AI Product Interaction Design: Turning Human Behavior into Efficient Experiences
This article explains how interaction design for AI products is less about flashy interfaces and more about treating users as real people, reducing their cognitive and emotional costs, managing expectations, and balancing aesthetic appeal with functional efficiency to create seamless, habit‑forming experiences.
Interaction design is not about making screens beautiful; it is about treating users as real people and turning human behavior into a precise cost‑benefit calculation.
1. Interaction Design Studies Real People
Many theories start with high‑level needs such as self‑actualization, but the real drivers of clicks, swipes, and dwell time are basic human instincts: laziness, desire for instant reward, loss aversion, curiosity, and the need for recognition. Interaction design follows these traits rather than trying to change them.
Successful mobile payment works not because users understand the technology narrative, but because it is more convenient than pulling out a wallet. Short‑video platforms keep users scrolling by amplifying the expectation that the next video might be better. Many seemingly innovative designs simply leverage predictable behavior patterns.
When we talk about “user experience,” we are really discussing how to reduce friction so the system aligns with natural reactions. Designs that clash with habits increase learning cost; designs that match intuition feel inevitable. The best interactions are almost invisible.
2. Emotions Come from Expectations, Not Features
In practice, emotional response often outweighs the functional offering. Emotion arises from the gap between actual experience and prior expectation. Exceeding expectations yields surprise; falling short triggers disappointment or anger.
Therefore good design manages expectations: over‑promising raises delivery pressure, while a modest, realistic presentation that occasionally exceeds expectations builds goodwill. “Surpassing expectations” is essentially precise control of psychological disparity.
This explains why a simple product can be praised as “easy to use,” while a powerful feature may feel frustrating—the difference lies in how the expectation curve is designed.
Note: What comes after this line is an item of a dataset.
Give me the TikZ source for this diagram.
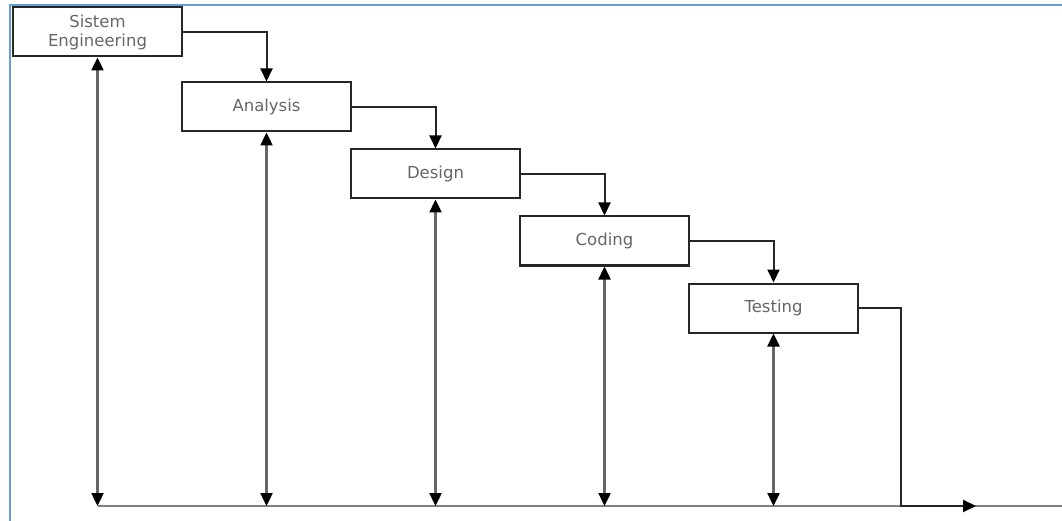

3. Optimizing Experience Means Reducing Cost and Raising Reward
If we abstract interaction design into a formula, it reduces to two directions: lowering user cost and increasing user reward. Cost includes number of steps, comprehension difficulty, decision pressure, waiting time, and error risk. Each extra confirmation dialog or unclear icon adds psychological burden.
Effective interaction simplifies paths, optimizes defaults, and unifies visual structures, making processes feel natural. Users notice the absence of design rather than its presence.
Beyond cost reduction, humans need feedback and reward to sustain behavior. Immediate animations, clear progress indicators, and staged achievements reinforce engagement. Game‑like mechanisms—loot boxes, blind draws, daily‑sign‑in rewards—use uncertainty and phased feedback to keep users motivated, not for entertainment but to boost retention.
When cost is low and reward clear, habits form, dramatically strengthening product competitiveness.
4. Aesthetics and “Fun” Are Means, Not Ends
In a commercial context, aesthetics serve efficiency: uniform interfaces and clear hierarchies lower cognitive load, making the experience feel comfortable. “Premium feel” often stems from reduced mental effort rather than added decoration.
“Fun” elements such as gacha, blind boxes, or daily‑sign‑in rewards are mechanisms that fine‑tune behavior reinforcement cycles. Their uncertainty and incremental feedback turn mundane tasks into engaging loops, improving retention and participation.
Understanding this reveals that many design decisions are data‑driven, rational choices rather than sentimental whims.
5. Real Interaction Design Balances Multiple Constraints
Ideally, designers follow a full cycle: requirement analysis, user research, prototype validation, visual design. In reality, they must constantly weigh business goals, technical feasibility, and timelines. Management cares about growth, engineers about implementation difficulty, operations about conversion, and users about usability.
The value of an interaction designer lies in navigating these constraints, optimizing critical paths within feasible limits, and finding reasonable compromises that still improve smoothness.
Conclusion: Understand People, Quantify Costs, Control Expectations
Interaction design studies not the interface but human behavior; it optimizes action paths rather than button shapes, and influences psychological expectations more than surface aesthetics. When a product feels effortless, smooth, and worthwhile, data shows steady growth, confirming the design’s impact.
Grasping this logic clarifies many complex theories: good interaction design is a precise, restrained arrangement that respects human nature.